Just hours earlier, two makeshift bombs were detonated in the predominantly Sunni area of Abu Ghraib, which is policed mainly by Shiite security officers. Four officers were killed in the attack and four others were wounded, officials said.
No group claimed responsibility, but the attacks resembled those by Al Qaeda in Iraq, the insurgent group accused of trying to plunge the country back into sectarian conflict.
Elsewhere, it appeared that a standoff between the government and 3,400 Iranian dissidents living at a camp in eastern Iraq might be nearing an end.
Under a deal announced late Sunday night by the United Nations office in Baghdad, members of the Mujahedeen Khalq would leave Camp Ashraf, in Diyala Province, and move to a former American military base near Baghdad’s international airport. The United Nations refugee agency would eventually relocate the residents to other countries, most likely as refugees.
The group has not yet agreed to the deal.
The exiles are members of a paramilitary group that has tried to topple Iran’s government and is listed as a terrorist group by the United States.

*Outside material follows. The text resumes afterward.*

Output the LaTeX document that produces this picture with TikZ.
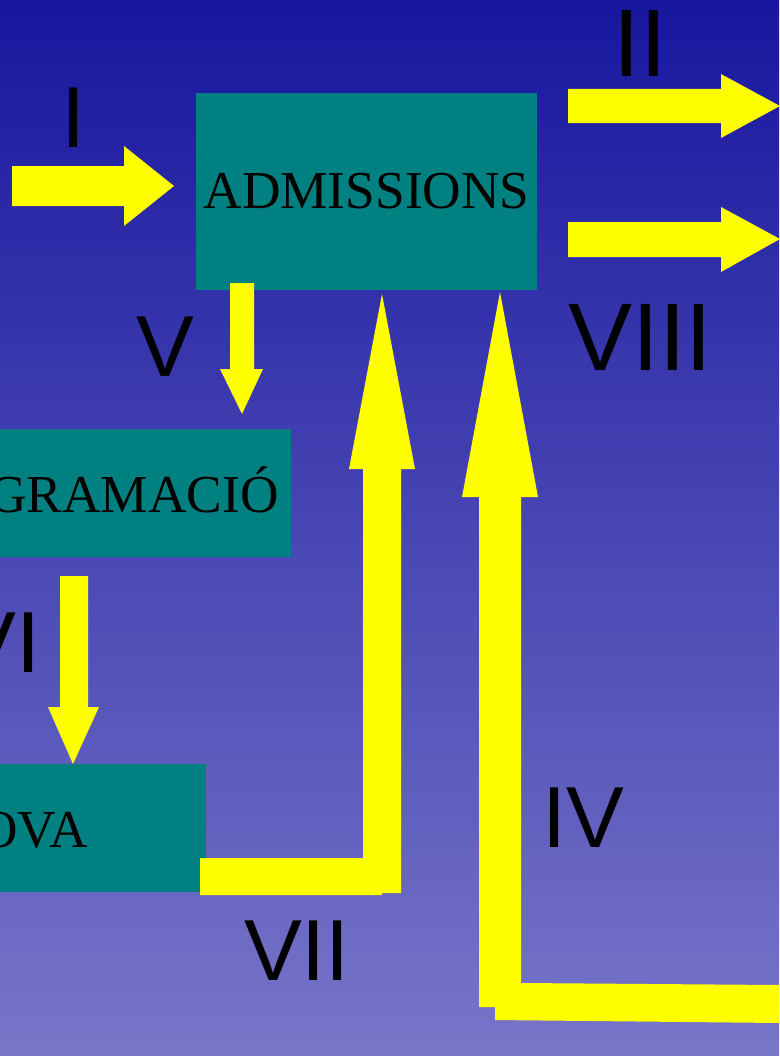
\documentclass[tikz,border=0pt]{standalone}
\usepackage{fontspec}
\setmainfont{Liberation Serif}
\newfontfamily\labfont{Liberation Sans}
\definecolor{bgtop}{RGB}{24,22,158}
\definecolor{bgbot}{RGB}{120,118,200}
\definecolor{boxteal}{RGB}{0,128,128}
\definecolor{arrowyellow}{RGB}{255,255,0}
\begin{document}
\begin{tikzpicture}[x=0.75pt,y=-0.75pt,
  box/.style={fill=boxteal, inner sep=0pt, font=\fontsize{40}{40}\selectfont, text=black},
  boxtext/.style={inner sep=0pt, anchor=base east, font=\fontsize{40}{40}\selectfont, text=black},
  lab/.style={font=\labfont\fontsize{65}{65}\selectfont, text=black, inner sep=0pt, anchor=base},
  biglab/.style={lab, font=\labfont\fontsize{72}{72}\selectfont},
  yarrow/.style={fill=arrowyellow}]
\useasboundingbox (0,0) rectangle (779,1056);
\clip (0,0) rectangle (779,1056);
\shade[top color=bgtop,bottom color=bgbot] (0,0) rectangle (779,1056);
% boxes
\node[box, minimum width=255.75pt, minimum height=147.75pt] (adm) at (366.5,191.5) {ADMISSIONS};
\node[box, minimum width=263.25pt, minimum height=96pt] (prog) at (115.5,493) {};
\node[boxtext] (progtxt) at (279,512) {GRAMACIÓ};
\node[box, minimum width=199.5pt, minimum height=96pt] (prova) at (73,828) {};
\node[boxtext] (provatxt) at (88,847) {OVA};
% arrows
\fill[yarrow] (12,166) -- (124,166) -- (124,146) -- (174,186) -- (124,226) -- (124,206) -- (12,206) -- cycle;
\fill[yarrow] (568,89) -- (721,89) -- (721,74) -- (780,106) -- (721,138) -- (721,123) -- (568,123) -- cycle;
\fill[yarrow] (568,222) -- (721,222) -- (721,207) -- (780,239) -- (721,272) -- (721,257) -- (568,257) -- cycle;
\fill[yarrow] (230,283) -- (254,283) -- (254,369) -- (263,369) -- (242,414) -- (220,369) -- (230,369) -- cycle;
\fill[yarrow] (60,576) -- (88,576) -- (88,707) -- (99,707) -- (73,764) -- (48,707) -- (60,707) -- cycle;
\fill[yarrow] (200,858) -- (363,858) -- (363,469) -- (349,469) -- (382,294) -- (415,469) -- (401,469) -- (401,893) -- (382,893) -- (382,895) -- (200,895) -- cycle;
\fill[yarrow] (479,1007) -- (479,497) -- (462,497) -- (500,292) -- (538,497) -- (521,497) -- (521,983) -- (780,985) -- (780,1023) -- (495,1020) -- (495,1007) -- cycle;
% labels
\node[lab] (l1) at (74,147) {I};
\node[biglab] (l2) at (640.5,76) {II};
\node[biglab] (l8) at (640.5,370) {VIII};
\node[lab] (l5) at (165.5,376) {V};
\node[lab, anchor=base east] (l6) at (41,672) {VI};
\node[lab] (l4) at (583,847) {IV};
\node[lab] (l7) at (297,980) {VII};
\end{tikzpicture}
\end{document}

They were given refuge by Saddam Hussein during his war with Iran, but the current Iraqi government, which has closer ties to Iran, has vowed to dismantle the outpost by the end of the year.
Mr. Maliki, who under the Hussein government had fled to Iran to escape a death warrant, gave the group a six-month extension last week, suggesting some hope of resolving the situation.
American officials and United Nations diplomats hailed the deal as a major step that could prevent a humanitarian catastrophe and avert a confrontation between the camp’s residents and the Iraqi security forces stationed outside its perimeter. In April, the United Nations said more than 30 camp residents were killed in a raid by the Iraqi Army.
A camp spokesman said in a telephone interview on Monday that they had yet to see the terms of the formal agreement and did not know whether it would offer adequate security guarantees.
“The most important thing is the protection of the lives of the 3,400 people at the camp,” said Shahriar Kia, the spokesman. “That’s the main priority.”